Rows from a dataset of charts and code
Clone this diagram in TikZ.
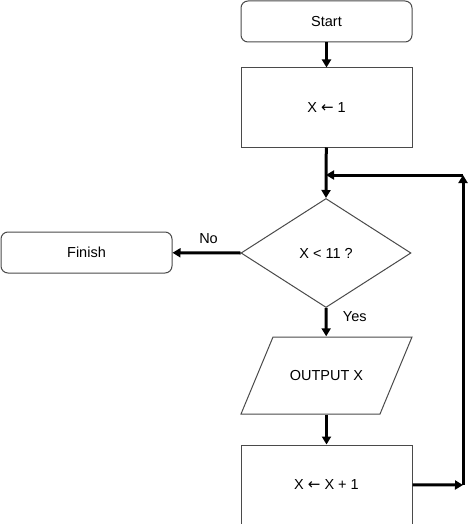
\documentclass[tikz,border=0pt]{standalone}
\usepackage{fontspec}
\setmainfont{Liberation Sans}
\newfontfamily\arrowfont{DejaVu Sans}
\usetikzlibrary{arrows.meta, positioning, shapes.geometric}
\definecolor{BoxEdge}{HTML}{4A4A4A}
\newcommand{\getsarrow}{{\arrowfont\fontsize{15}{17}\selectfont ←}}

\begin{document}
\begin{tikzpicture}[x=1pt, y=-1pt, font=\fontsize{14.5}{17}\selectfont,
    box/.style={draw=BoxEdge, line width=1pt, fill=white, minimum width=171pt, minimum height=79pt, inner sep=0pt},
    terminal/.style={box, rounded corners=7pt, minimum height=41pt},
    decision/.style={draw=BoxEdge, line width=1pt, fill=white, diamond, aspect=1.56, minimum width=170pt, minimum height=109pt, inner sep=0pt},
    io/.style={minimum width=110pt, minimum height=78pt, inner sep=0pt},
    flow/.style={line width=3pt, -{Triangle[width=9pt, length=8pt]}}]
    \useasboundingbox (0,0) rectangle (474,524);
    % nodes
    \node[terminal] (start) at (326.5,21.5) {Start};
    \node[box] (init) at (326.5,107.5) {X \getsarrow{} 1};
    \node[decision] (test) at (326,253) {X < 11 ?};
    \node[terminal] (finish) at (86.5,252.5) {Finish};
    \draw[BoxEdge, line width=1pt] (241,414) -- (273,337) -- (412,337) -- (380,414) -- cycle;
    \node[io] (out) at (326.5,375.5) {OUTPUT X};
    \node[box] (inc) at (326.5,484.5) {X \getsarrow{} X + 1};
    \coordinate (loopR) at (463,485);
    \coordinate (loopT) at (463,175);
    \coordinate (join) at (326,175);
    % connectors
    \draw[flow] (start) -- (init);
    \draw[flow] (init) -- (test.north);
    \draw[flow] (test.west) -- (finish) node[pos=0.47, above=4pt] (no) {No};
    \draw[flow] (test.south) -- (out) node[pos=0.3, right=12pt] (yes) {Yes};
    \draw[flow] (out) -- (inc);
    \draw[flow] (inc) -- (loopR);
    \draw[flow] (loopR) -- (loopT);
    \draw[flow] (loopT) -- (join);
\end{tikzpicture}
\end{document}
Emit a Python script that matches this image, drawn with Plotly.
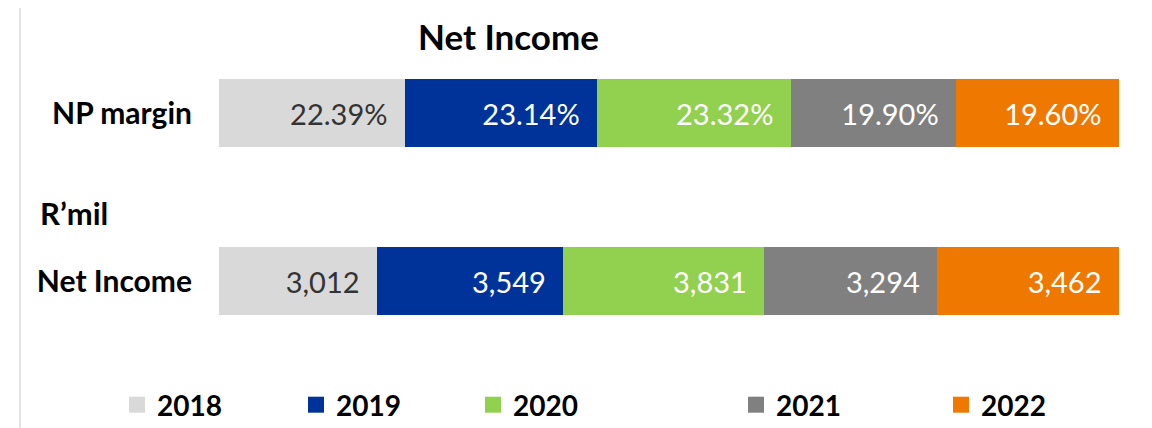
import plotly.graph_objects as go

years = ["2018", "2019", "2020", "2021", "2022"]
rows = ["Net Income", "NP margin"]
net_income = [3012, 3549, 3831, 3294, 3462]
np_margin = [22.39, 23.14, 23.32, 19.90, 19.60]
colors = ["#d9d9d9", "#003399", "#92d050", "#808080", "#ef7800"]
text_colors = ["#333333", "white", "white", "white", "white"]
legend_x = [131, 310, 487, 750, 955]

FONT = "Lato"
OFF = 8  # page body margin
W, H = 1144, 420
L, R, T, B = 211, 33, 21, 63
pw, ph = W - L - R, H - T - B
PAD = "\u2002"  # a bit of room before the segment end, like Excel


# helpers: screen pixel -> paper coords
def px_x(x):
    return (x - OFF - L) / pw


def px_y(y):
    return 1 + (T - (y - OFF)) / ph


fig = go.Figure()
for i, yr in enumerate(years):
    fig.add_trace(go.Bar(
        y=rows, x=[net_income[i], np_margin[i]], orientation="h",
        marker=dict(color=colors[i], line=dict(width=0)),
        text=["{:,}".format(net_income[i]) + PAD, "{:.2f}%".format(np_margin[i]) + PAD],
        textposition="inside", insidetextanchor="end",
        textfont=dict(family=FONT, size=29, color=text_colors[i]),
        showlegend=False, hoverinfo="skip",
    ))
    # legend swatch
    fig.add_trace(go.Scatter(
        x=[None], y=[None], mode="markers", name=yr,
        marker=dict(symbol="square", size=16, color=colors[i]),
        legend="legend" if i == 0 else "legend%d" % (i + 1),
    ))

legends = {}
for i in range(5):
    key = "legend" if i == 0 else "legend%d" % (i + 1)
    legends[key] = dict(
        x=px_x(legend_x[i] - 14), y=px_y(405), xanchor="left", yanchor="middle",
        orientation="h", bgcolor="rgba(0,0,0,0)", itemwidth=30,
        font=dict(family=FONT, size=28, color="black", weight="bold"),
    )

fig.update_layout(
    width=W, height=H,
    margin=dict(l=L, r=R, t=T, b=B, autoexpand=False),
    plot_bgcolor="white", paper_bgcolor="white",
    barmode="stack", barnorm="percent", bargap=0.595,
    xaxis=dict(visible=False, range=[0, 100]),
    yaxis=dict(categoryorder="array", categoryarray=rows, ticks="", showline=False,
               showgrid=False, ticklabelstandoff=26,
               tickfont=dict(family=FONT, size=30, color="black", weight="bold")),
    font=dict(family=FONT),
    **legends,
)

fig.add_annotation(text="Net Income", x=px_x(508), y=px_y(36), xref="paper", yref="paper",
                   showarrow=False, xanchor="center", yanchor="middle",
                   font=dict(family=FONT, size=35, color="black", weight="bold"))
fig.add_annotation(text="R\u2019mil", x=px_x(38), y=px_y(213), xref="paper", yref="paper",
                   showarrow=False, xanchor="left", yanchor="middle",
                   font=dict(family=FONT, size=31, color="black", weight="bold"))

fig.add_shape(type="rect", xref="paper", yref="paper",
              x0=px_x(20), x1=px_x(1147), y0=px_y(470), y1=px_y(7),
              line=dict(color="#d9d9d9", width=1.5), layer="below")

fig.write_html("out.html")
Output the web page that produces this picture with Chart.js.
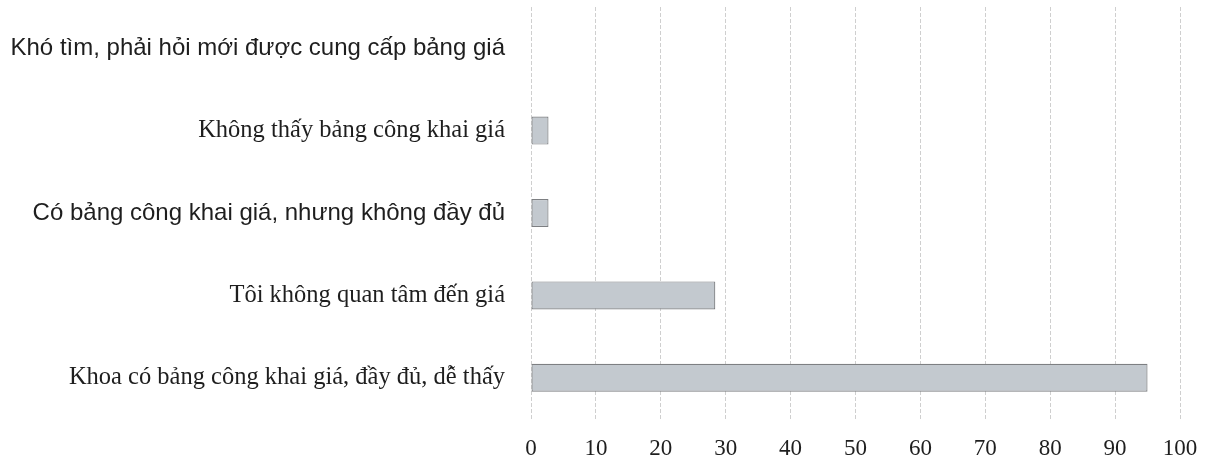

### PROBLEM REQUIREMENTS
All preceding records should be duplicated verbatim, images excepted.

### TASK RESPONSE
Clone this diagram in TikZ.
\documentclass[tikz,border=0pt]{standalone}
\usepackage{fontspec}
\setmainfont{Liberation Sans}
\newfontfamily\arrowfont{DejaVu Sans}
\usetikzlibrary{arrows.meta, positioning, shapes.geometric}
\definecolor{BoxEdge}{HTML}{4A4A4A}
\newcommand{\getsarrow}{{\arrowfont\fontsize{15}{17}\selectfont ←}}

\begin{document}
\begin{tikzpicture}[x=1pt, y=-1pt, font=\fontsize{14.5}{17}\selectfont,
    box/.style={draw=BoxEdge, line width=1pt, fill=white, minimum width=171pt, minimum height=79pt, inner sep=0pt},
    terminal/.style={box, rounded corners=7pt, minimum height=41pt},
    decision/.style={draw=BoxEdge, line width=1pt, fill=white, diamond, aspect=1.56, minimum width=170pt, minimum height=109pt, inner sep=0pt},
    io/.style={minimum width=110pt, minimum height=78pt, inner sep=0pt},
    flow/.style={line width=3pt, -{Triangle[width=9pt, length=8pt]}}]
    \useasboundingbox (0,0) rectangle (474,524);
    % nodes
    \node[terminal] (start) at (326.5,21.5) {Start};
    \node[box] (init) at (326.5,107.5) {X \getsarrow{} 1};
    \node[decision] (test) at (326,253) {X < 11 ?};
    \node[terminal] (finish) at (86.5,252.5) {Finish};
    \draw[BoxEdge, line width=1pt] (241,414) -- (273,337) -- (412,337) -- (380,414) -- cycle;
    \node[io] (out) at (326.5,375.5) {OUTPUT X};
    \node[box] (inc) at (326.5,484.5) {X \getsarrow{} X + 1};
    \coordinate (loopR) at (463,485);
    \coordinate (loopT) at (463,175);
    \coordinate (join) at (326,175);
    % connectors
    \draw[flow] (start) -- (init);
    \draw[flow] (init) -- (test.north);
    \draw[flow] (test.west) -- (finish) node[pos=0.47, above=4pt] (no) {No};
    \draw[flow] (test.south) -- (out) node[pos=0.3, right=12pt] (yes) {Yes};
    \draw[flow] (out) -- (inc);
    \draw[flow] (inc) -- (loopR);
    \draw[flow] (loopR) -- (loopT);
    \draw[flow] (loopT) -- (join);
\end{tikzpicture}
\end{document}
Emit a Python script that matches this image, drawn with Plotly.
import plotly.graph_objects as go

years = ["2018", "2019", "2020", "2021", "2022"]
rows = ["Net Income", "NP margin"]
net_income = [3012, 3549, 3831, 3294, 3462]
np_margin = [22.39, 23.14, 23.32, 19.90, 19.60]
colors = ["#d9d9d9", "#003399", "#92d050", "#808080", "#ef7800"]
text_colors = ["#333333", "white", "white", "white", "white"]
legend_x = [131, 310, 487, 750, 955]

FONT = "Lato"
OFF = 8  # page body margin
W, H = 1144, 420
L, R, T, B = 211, 33, 21, 63
pw, ph = W - L - R, H - T - B
PAD = "\u2002"  # a bit of room before the segment end, like Excel


# helpers: screen pixel -> paper coords
def px_x(x):
    return (x - OFF - L) / pw


def px_y(y):
    return 1 + (T - (y - OFF)) / ph


fig = go.Figure()
for i, yr in enumerate(years):
    fig.add_trace(go.Bar(
        y=rows, x=[net_income[i], np_margin[i]], orientation="h",
        marker=dict(color=colors[i], line=dict(width=0)),
        text=["{:,}".format(net_income[i]) + PAD, "{:.2f}%".format(np_margin[i]) + PAD],
        textposition="inside", insidetextanchor="end",
        textfont=dict(family=FONT, size=29, color=text_colors[i]),
        showlegend=False, hoverinfo="skip",
    ))
    # legend swatch
    fig.add_trace(go.Scatter(
        x=[None], y=[None], mode="markers", name=yr,
        marker=dict(symbol="square", size=16, color=colors[i]),
        legend="legend" if i == 0 else "legend%d" % (i + 1),
    ))

legends = {}
for i in range(5):
    key = "legend" if i == 0 else "legend%d" % (i + 1)
    legends[key] = dict(
        x=px_x(legend_x[i] - 14), y=px_y(405), xanchor="left", yanchor="middle",
        orientation="h", bgcolor="rgba(0,0,0,0)", itemwidth=30,
        font=dict(family=FONT, size=28, color="black", weight="bold"),
    )

fig.update_layout(
    width=W, height=H,
    margin=dict(l=L, r=R, t=T, b=B, autoexpand=False),
    plot_bgcolor="white", paper_bgcolor="white",
    barmode="stack", barnorm="percent", bargap=0.595,
    xaxis=dict(visible=False, range=[0, 100]),
    yaxis=dict(categoryorder="array", categoryarray=rows, ticks="", showline=False,
               showgrid=False, ticklabelstandoff=26,
               tickfont=dict(family=FONT, size=30, color="black", weight="bold")),
    font=dict(family=FONT),
    **legends,
)

fig.add_annotation(text="Net Income", x=px_x(508), y=px_y(36), xref="paper", yref="paper",
                   showarrow=False, xanchor="center", yanchor="middle",
                   font=dict(family=FONT, size=35, color="black", weight="bold"))
fig.add_annotation(text="R\u2019mil", x=px_x(38), y=px_y(213), xref="paper", yref="paper",
                   showarrow=False, xanchor="left", yanchor="middle",
                   font=dict(family=FONT, size=31, color="black", weight="bold"))

fig.add_shape(type="rect", xref="paper", yref="paper",
              x0=px_x(20), x1=px_x(1147), y0=px_y(470), y1=px_y(7),
              line=dict(color="#d9d9d9", width=1.5), layer="below")

fig.write_html("out.html")
Output the web page that produces this picture with Chart.js.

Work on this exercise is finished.